Surety on an indemnifying bond, executed pursuant to the provisions of the motor vehicles dealers act, cannot be held liable for the payment of damages resulting from fraud, which actually took place prior to the date the bond became effective, upon the ground that, after the bond became effective, the wrongdoer made new false representations concerning the subject matter of his original transaction but upon the making of which the defrauded party did not part with value in reliance thereon. Mass. Bonding & Ins. Co. v. Bank of Aurora, 124 Colo. 485, 238 P.2d 872 (1951).
In an action against the surety on a used car dealer's bond executed pursuant to this section, it was held that it could not be said as a matter of law, from what was before the court on the hearing on a motion for summary judgment, that it was impossible to make out a case of fraud under this section on count one of the complaint. Kilbourn v. W. Sur. Co., 187 F.2d 567 (10th Cir. 1951).

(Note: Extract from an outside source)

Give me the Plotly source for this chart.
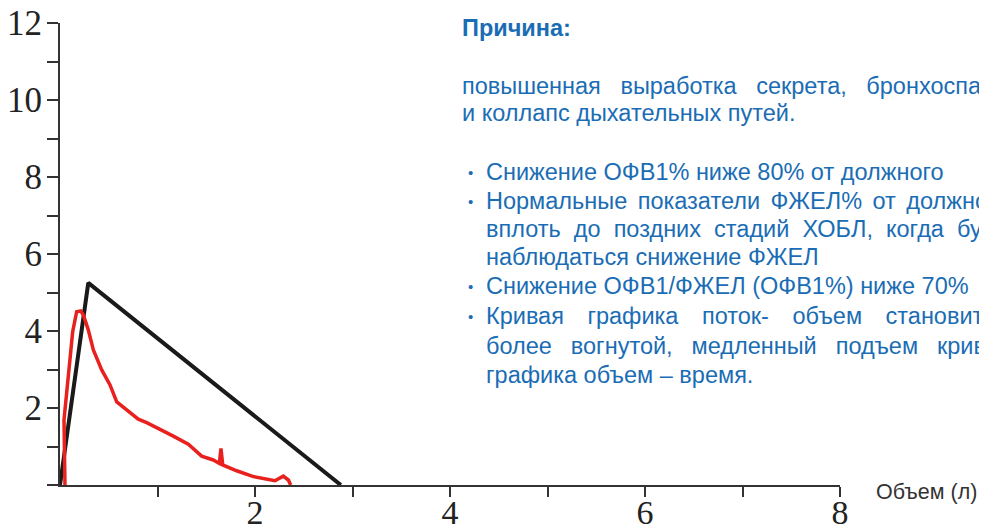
import plotly.graph_objects as go

# Data
normal_x = [0.0, 0.29, 2.88]
normal_y = [0.0, 5.25, 0.0]

copd_x = [0.051, 0.041, 0.130, 0.171, 0.212, 0.239, 0.290, 0.342, 0.428, 0.513, 0.582,
          0.684, 0.803, 0.889, 1.026, 1.162, 1.316, 1.453, 1.572, 1.634, 1.651, 1.669,
          1.812, 1.983, 2.205, 2.290, 2.342, 2.366]
copd_y = [0.0, 1.69, 3.98, 4.50, 4.52, 4.42, 4.03, 3.51, 2.99, 2.60, 2.16,
          1.95, 1.71, 1.62, 1.45, 1.27, 1.06, 0.75, 0.65, 0.56, 0.95, 0.52,
          0.37, 0.22, 0.11, 0.23, 0.13, 0.0]

x_tickvals = [1, 2, 3, 4, 5, 6, 7, 8]
x_ticktext = ["", "2", "", "4", "", "6", "", "8"]
y_tickvals = list(range(0, 13))
y_ticktext = ["", "", "2", "", "4", "", "6", "", "8", "", "10", "", "12"]

x_title = "Объем (л)"
heading = "Причина:"
NB = "\u00a0"
SIX = "\u2006"
HAIR = "\u200a"
para_lines = [
    (NB * 3).join(["повышенная", "выработка", "секрета,", "бронхоспа"]),
    "и коллапс дыхательных путей.",
]
bullet_lines = [
    (True, "Снижение ОФВ1% ниже 80% от должного"),
    (True, (NB + SIX).join(["Нормальные", "показатели", "ФЖЕЛ%", "от", "должно"])),
    (False, (NB * 2).join(["вплоть", "до", "поздних", "стадий", "ХОБЛ,", "когда", "буд"])),
    (False, "наблюдаться снижение ФЖЕЛ"),
    (True, "Снижение ОФВ1/ФЖЕЛ (ОФВ1%) ниже 70%"),
    (True, (NB * 3 + SIX).join(["Кривая", "графика", "поток-", "объем", "становит"])),
    (False, (NB * 2 + SIX + HAIR).join(["более", "вогнутой,", "медленный", "подъем", "крив"])),
    (False, "графика объем – время."),
]

# page body has an 8px margin; work in screen pixels and convert
OFF = 8
W, H = 987 - OFF, 531 - OFF
X0, X1, Y0, Y1 = 60, 840, 23, 485      # plot area in screen px
L, T = X0 - OFF, Y0 - OFF
R, B = W - (X1 - OFF), H - (Y1 - OFF)
pw, ph = X1 - X0, Y1 - Y0

def px(xs):
    return (xs - X0) / pw

def py(ys):
    return (Y1 - ys) / ph

blue = "#1a6db4"
sans = "Liberation Sans, Arial, sans-serif"
serif = "Liberation Serif, Times New Roman, serif"
BODY = 23.5

fig = go.Figure()
fig.add_trace(go.Scatter(x=normal_x, y=normal_y, mode="lines",
                         line=dict(color="#1a1a1a", width=4), cliponaxis=False,
                         showlegend=False, hoverinfo="skip"))
fig.add_trace(go.Scatter(x=copd_x, y=copd_y, mode="lines",
                         line=dict(color="#e8201e", width=3.5), cliponaxis=False,
                         showlegend=False, hoverinfo="skip"))

ann = []
ann.append(dict(x=px(460), y=py(28), xref="paper", yref="paper", text="<b>" + heading + "</b>",
                showarrow=False, xanchor="left", yanchor="middle",
                font=dict(family=sans, size=23.5, color=blue)))
para_y = [86, 113]
for t, yy in zip(para_lines, para_y):
    ann.append(dict(x=px(460), y=py(yy), xref="paper", yref="paper", text=t,
                    showarrow=False, xanchor="left", yanchor="middle",
                    font=dict(family=sans, size=BODY, color=blue)))
bullet_y = [172, 201, 229, 257, 286, 316, 346, 375]
for (isb, t), yy in zip(bullet_lines, bullet_y):
    if isb:
        ann.append(dict(x=px(470), y=py(yy), xref="paper", yref="paper", text="•",
                        showarrow=False, xanchor="center", yanchor="middle",
                        font=dict(family=sans, size=15, color=blue)))
    ann.append(dict(x=px(484), y=py(yy), xref="paper", yref="paper", text=t,
                    showarrow=False, xanchor="left", yanchor="middle",
                    font=dict(family=sans, size=BODY, color=blue)))
ann.append(dict(x=px(874), y=py(492), xref="paper", yref="paper", text=x_title,
                showarrow=False, xanchor="left", yanchor="middle",
                font=dict(family=sans, size=21.5, color="#333333")))

fig.update_layout(
    template="none",
    width=W, height=H,
    margin=dict(l=L, r=R, t=T, b=B, pad=0),
    paper_bgcolor="white", plot_bgcolor="white",
    annotations=ann,
    xaxis=dict(range=[0, 8], tickvals=x_tickvals, ticktext=x_ticktext,
               ticks="outside", ticklen=10, tickwidth=2, tickcolor="#333333",
               showline=True, linecolor="#333333", linewidth=2,
               showgrid=False, zeroline=False, automargin=False,
               ticklabeloverflow="allow", ticklabelstandoff=-14,
               tickfont=dict(family=serif, size=34, color="#222222")),
    yaxis=dict(range=[0, 12], tickvals=y_tickvals, ticktext=y_ticktext,
               ticks="outside", ticklen=11, tickwidth=2, tickcolor="#333333",
               showline=True, linecolor="#333333", linewidth=2,
               showgrid=False, zeroline=False, automargin=False,
               ticklabeloverflow="allow", ticklabelstandoff=-2,
               tickfont=dict(family=serif, size=35, color="#222222")),
)

fig.write_html("out.html")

The phrase "any person" in the pre-1992 version of this section refers only to those consumers or purchasers, including natural persons, firms, partnerships, and corporations, to whom a motor vehicle title is transferred by a bonded dealer. Consequently, the phrase does not encompass a corporation that, although not a consumer or purchaser of a motor vehicle, has a business relationship or contract with an automobile dealer. Sw. Cap. Inv. v. Pioneer Gen. Ins., 924 P.2d 1205 (Colo. App. 1996).